Kali ke enam perusahaan dimana aku diterima bekerja, ”Sang Boss”.... dalam satu pertemuan awal sebelum kumemulai pekerjaan, kami berdiskusi tentang kondisi korporasi maupun permasalahan-permasalahan yang ada, dengan keyakinan diri semua dapat aku jelaskan dan paparkan dengan baik, hingga ahkirnya Sang Boss berkata..” saudara masih muda dan bersemangat, itu baik untuk mendasari langkah-langkah saudara untuk meniti dan menapaki karir, ini saya simpulkan setelah saya baca dari Curicullum Vitae saudara”, setelah berhenti sejenak Sang Boss melanjutkan perkataanya, ” namun saudara bila ingin bergabung dengan kami, harus mampu menerapkan dan berperilaku sebagai seorang RAJA”, aku saat itu bingung dan belum mengerti pernyataan dan perkataan Boss baruku ini, kuberanikan diri untuk bertanya ”.....maaf Pak, untuk hal ini saya benar-benar tidak memahami apa yang telah Bapak sampaikan”, ...sang Boss tersenyum dan menjawab ”saudara....., saya berpendapat bahwa RAJA adalah pemimpin dalam suatu pemerintahan, bisa diangkat, karena keturunan, maupun karena kudeta, dan dia di dalam kerajaannya punya otoritas, punya tanggung jawab, kewibawaan serta punya HARGA DIRI” .....masih belum kumngerti arah pembicaraan Sang Boss ini...”lebih mudahnya begini saudara ....., di perusahaan ini RAJA-nya adalah saya dan saudara rakyatnya yang harus tunduk dan menjalani perintah RAJA, dalam hal ini perusahaan, dan RAJA harus selalu menjaga martabat, harga diri maupun kewibawaannya”.....”ooh Jaim..begitu” dalam hatiku, ...Sang Boss melanjutkan ”Namun saudara perlu ketahui, saya tidak hanya menjadi RAJA di perusahaan ini, ..di lingkungan terkecil yaitu dikeluarga, saya juga RAJA rumah tangga, demikian pula saudara akan menjadi RAJA, walaupun hanya dalam rumah tangga”....aku mencoba menyimak, ..... ”Prinsipnya begini saudara, saya akan selalu menghargai saudara sebagai RAJA kepala rumah tangga saudara, namun saudara juga harus selalu menghormati saya sebagai RAJA di perusahaan ini maupun kapasitas saya sebagai RAJA rumah tangga saya, demikian pula dengan rekan kerja saudara yang lain adalah juga RAJA-RAJA yang senantiasa harus selalu saudara hormati!, ....sekarang anda sudah paham??”....... subhanallah astagfirullah.....”indahnya prinsip RAJA dari boosku ini”.

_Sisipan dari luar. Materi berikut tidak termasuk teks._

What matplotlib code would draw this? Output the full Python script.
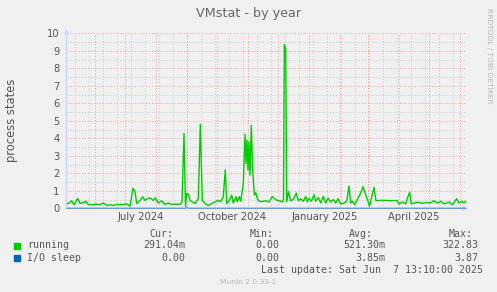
import datetime as dt
import numpy as np
import pandas as pd
import matplotlib
matplotlib.use("Agg")
import matplotlib.pyplot as plt
import matplotlib.dates as mdates
import matplotlib.transforms as mtrans
from matplotlib.patches import Rectangle

W, H = 497, 292

start = dt.datetime(2024, 5, 3, 13, 10)
end = dt.datetime(2025, 6, 7, 13, 10)

# days after start / value
run_days = [0.2, 2.5, 5.2, 7.5, 11.2, 13.5, 16.5, 19.5, 21.5, 25.5, 29.5, 33.5, 36.5, 40.5,
            43.5, 46.5, 50.5, 53.5, 56.5, 60.5, 63.5, 66.5, 68.5, 70.2, 73.5, 76.2, 78.5,
            80.2, 83.5, 86.8, 88.8, 91.8, 95.2, 98.5, 101.8, 105.5, 109.5, 113.5, 115.5,
            117.5, 119.0, 120.2, 121.8, 123.5, 126.2, 128.5, 131.8, 133.8, 135.8, 138.5,
            141.8, 145.2, 148.5, 151.8, 154.2, 156.8, 158.8, 160.2, 162.8, 165.2, 166.8,
            169.5, 170.8, 172.8, 174.2, 176.8, 178.5, 179.5, 180.5, 181.5, 182.5, 183.5,
            184.8, 186.2, 187.8, 189.2, 191.2, 193.5, 196.5, 199.5, 202.5, 205.8, 209.2,
            212.5, 215.8, 217.0, 217.8, 219.2, 220.2, 222.0, 224.2, 226.8, 229.8, 231.8,
            234.2, 236.8, 239.2, 240.8, 242.5, 244.8, 247.5, 249.2, 251.8, 254.2, 256.8,
            259.2, 261.5, 264.2, 266.8, 269.2, 271.5, 274.2, 277.5, 280.2, 282.5, 284.2,
            285.8, 288.2, 290.8, 294.2, 296.5, 299.2, 301.5, 303.0, 305.8, 307.5, 309.5,
            312.5, 318.5, 324.5, 330.5, 332.5, 335.8, 339.2, 341.5, 343.2, 344.8, 347.5,
            351.5, 355.5, 359.5, 363.5, 367.5, 370.8, 374.2, 377.5, 382.5, 385.8, 390.2,
            392.5, 395.8, 397.5, 399.2]
running = [0.25, 0.3, 0.43, 0.2, 0.57, 0.28, 0.32, 0.4, 0.22, 0.2, 0.24, 0.2, 0.3, 0.16,
           0.2, 0.16, 0.22, 0.2, 0.22, 0.25, 0.12, 1.14, 0.95, 0.27, 0.45, 0.66, 0.45,
           0.53, 0.6, 0.45, 0.6, 0.3, 0.43, 0.22, 0.3, 0.22, 0.24, 0.22, 0.37,
           4.27, 0.12, 0.85, 0.82, 0.45, 0.35, 0.27, 0.55, 4.8, 0.45, 0.27,
           0.16, 0.27, 0.37, 0.45, 0.37, 0.66, 2.2, 0.27, 0.45, 0.75, 0.3,
           0.66, 0.37, 0.66, 0.4, 1.4, 4.23, 2.56, 3.9, 2.18, 3.8, 1.9,
           4.75, 2.2, 0.76, 0.89, 0.5, 0.38, 0.4, 0.43, 0.36, 0.68, 0.49,
           0.43, 0.36, 0.5, 9.36, 9.1, 0.38, 0.95, 0.43, 0.5, 0.87, 0.43,
           0.55, 0.4, 0.68, 0.36, 0.58, 0.4, 0.77, 0.4, 0.62, 0.3, 0.68,
           0.3, 0.58, 0.36, 0.5, 0.3, 0.55, 0.25, 0.3, 0.4, 1.27, 0.3,
           0.4, 0.2, 0.5, 0.87, 1.24, 0.77, 0.4, 0.12, 0.77, 1.19, 0.43,
           0.45, 0.45, 0.44, 0.44, 0.25, 0.36, 0.25, 0.68, 0.92, 0.25, 0.3,
           0.35, 0.28, 0.33, 0.3, 0.43, 0.3, 0.4, 0.25, 0.36, 0.2, 0.55,
           0.3, 0.4, 0.3, 0.4]
io_days = [0.2, 119.0, 120.2, 121.8, 399.2]
io_sleep = [0.0, 0.0, 0.08, 0.0, 0.0]

month_labels = ["July 2024", "October 2024", "January 2025", "April 2025"]
label_dates = [dt.datetime(2024, 7, 16, 12), dt.datetime(2024, 10, 16, 12),
               dt.datetime(2025, 1, 16, 12), dt.datetime(2025, 4, 16)]

legend_names = ["running", "I/O sleep"]
legend_colors = ["#00cc00", "#0066b3"]
cur = ["291.04m", "0.00"]
mins = ["0.00", "0.00"]
avgs = ["521.30m", "3.85m"]
maxs = ["322.83", "3.87"]


def fx(x):
    return x / W


def fy(y):
    return 1 - y / H


fig = plt.figure(figsize=(W / 100, H / 100), dpi=100)
fig.patch.set_facecolor("#f0f0f0")
ax = fig.add_axes([fx(66.5), fy(208.3), 400 / W, 175 / H])
ax.set_facecolor("#f0f0f0")
for s in ax.spines.values():
    s.set_visible(False)
ax.set_xlim(start, end)
ax.set_ylim(0, 10)

# grid
dot = (0, (1, 2))
for v in np.arange(0.5, 10, 1.0):
    ax.axhline(v, color="#c8c8c8", lw=0.7, ls=dot, zorder=1)
for v in range(1, 11):
    ax.axhline(v, color="#f09a9a", lw=0.7, ls=dot, zorder=1)
for d in pd.date_range("2024-05-12", "2025-06-07", freq="14D"):
    ax.axvline(d, color="#c8c8c8", lw=0.7, ls=dot, zorder=1)
for d in pd.date_range("2024-06-01", "2025-06-01", freq="MS"):
    ax.axvline(d, color="#f09a9a", lw=0.7, ls=dot, zorder=1)

ax.set_xticks([])
ax.set_yticks(range(11))
ax.tick_params(axis="y", length=0, pad=5, labelsize=7.2, labelcolor="#555555")

# axes with arrows
ax.annotate("", xy=(fx(471), fy(208.3)), xytext=(fx(64), fy(208.3)),
            xycoords="figure fraction", textcoords="figure fraction",
            arrowprops=dict(arrowstyle="-|>", color="#cfd6f8", lw=1, mutation_scale=7))
ax.annotate("", xy=(fx(66.5), fy(26)), xytext=(fx(66.5), fy(210)),
            xycoords="figure fraction", textcoords="figure fraction",
            arrowprops=dict(arrowstyle="-|>", color="#cfd6f8", lw=1, mutation_scale=7))

t_run = [start + dt.timedelta(days=d) for d in run_days]
t_io = [start + dt.timedelta(days=d) for d in io_days]
ax.plot(t_io, io_sleep, color="#0066b3", lw=1, alpha=0.5, zorder=3, clip_on=False)
ax.plot(t_run, running, color="#00cc00", lw=1, zorder=4)

xfig = mtrans.blended_transform_factory(ax.transData, fig.transFigure)
for lab, d in zip(month_labels, label_dates):
    ax.text(mdates.date2num(d), fy(216.5), lab, transform=xfig,
            ha="center", va="center", fontsize=7.2, color="#555555")

fig.text(fx(248.5), fy(13), "VMstat - by year", ha="center", va="center",
         fontsize=9.2, color="#666666")
fig.text(fx(12), fy(120), "process states", rotation=90, ha="center", va="center",
         fontsize=8.3, color="#555555")
fig.text(fx(488.5), fy(56), "RRDTOOL / TOBI OETIKER", rotation=270, ha="center",
         va="center", fontsize=5.4, color="#b8b8b8")

mono = dict(family="DejaVu Sans Mono", fontsize=7.15, color="#555555", va="center")
fig.text(fx(149.3), fy(234), "Cur:", **mono)
fig.text(fx(250), fy(234), "Min:", **mono)
fig.text(fx(349), fy(234), "Avg:", **mono)
fig.text(fx(449), fy(234), "Max:", **mono)
rows_y = [245.5, 258]
for i in range(2):
    y = rows_y[i]
    fig.patches.append(Rectangle((fx(14), fy(y + 3)), 6 / W, 6 / H,
                                 transform=fig.transFigure, color=legend_colors[i]))
    fig.text(fx(27.3), fy(y), legend_names[i], **mono)
    fig.text(fx(185), fy(y), cur[i], ha="right", **mono)
    fig.text(fx(279.5), fy(y), mins[i], ha="right", **mono)
    fig.text(fx(385), fy(y), avgs[i], ha="right", **mono)
    fig.text(fx(478), fy(y), maxs[i], ha="right", **mono)

fig.text(fx(483), fy(270), "Last update: Sat Jun  7 13:10:00 2025", ha="right", **mono)
fig.text(fx(248.5), fy(281.5), "Munin 2.0.33-1", ha="center", va="center",
         fontsize=5.4, color="#b8b8b8")

fig.savefig("out.png", dpi=100, facecolor=fig.get_facecolor())
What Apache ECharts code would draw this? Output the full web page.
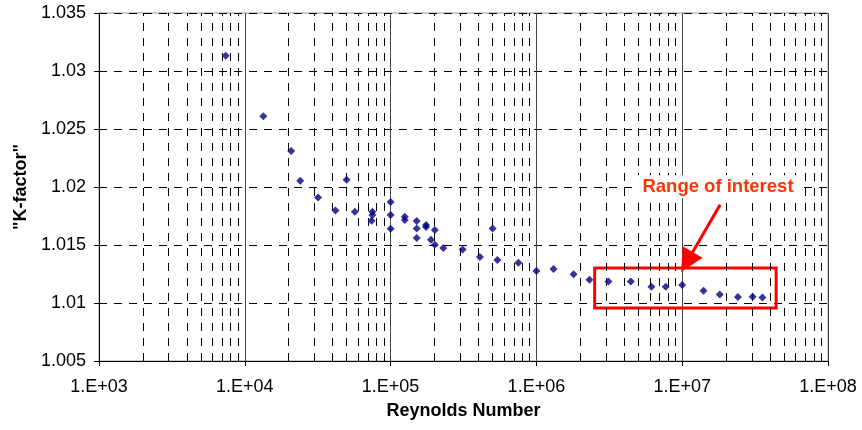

Mendapat pengalaman tersebut, prinsip RAJA mantan boss-ku tersebut, dalam beberapa perusahaan, tempat, bahkan sampai sekarang dimana aku bekerja selalu aku coba tanamkan dalam sikapku, keluargaku, staff, rekan kerja, sahabat bahkan ke atasan yang lebih tinggipun, menanamkan dan menyampaikan prinsip bahwa setiap insan didunia ini adalah seorang RAJA yang mempunyai ”Kedaulatan, Kewibawaan, serta Martabat” yang haruslah dihormati oleh sesama RAJA yang lainya. Berkedudukan sama saling hormat menghormati, bekerjasama sesuai dengan peran dan tanggung jawabnya, saling bantu membantu, dan saling mendukung suatu kebaikan, tanpa meninggalkan tatakrama dan sopan santun yang sudah menjadi budi daya bangsa ini.
Ayo rekan alumnus ...... ayo menjadi RAJA!!!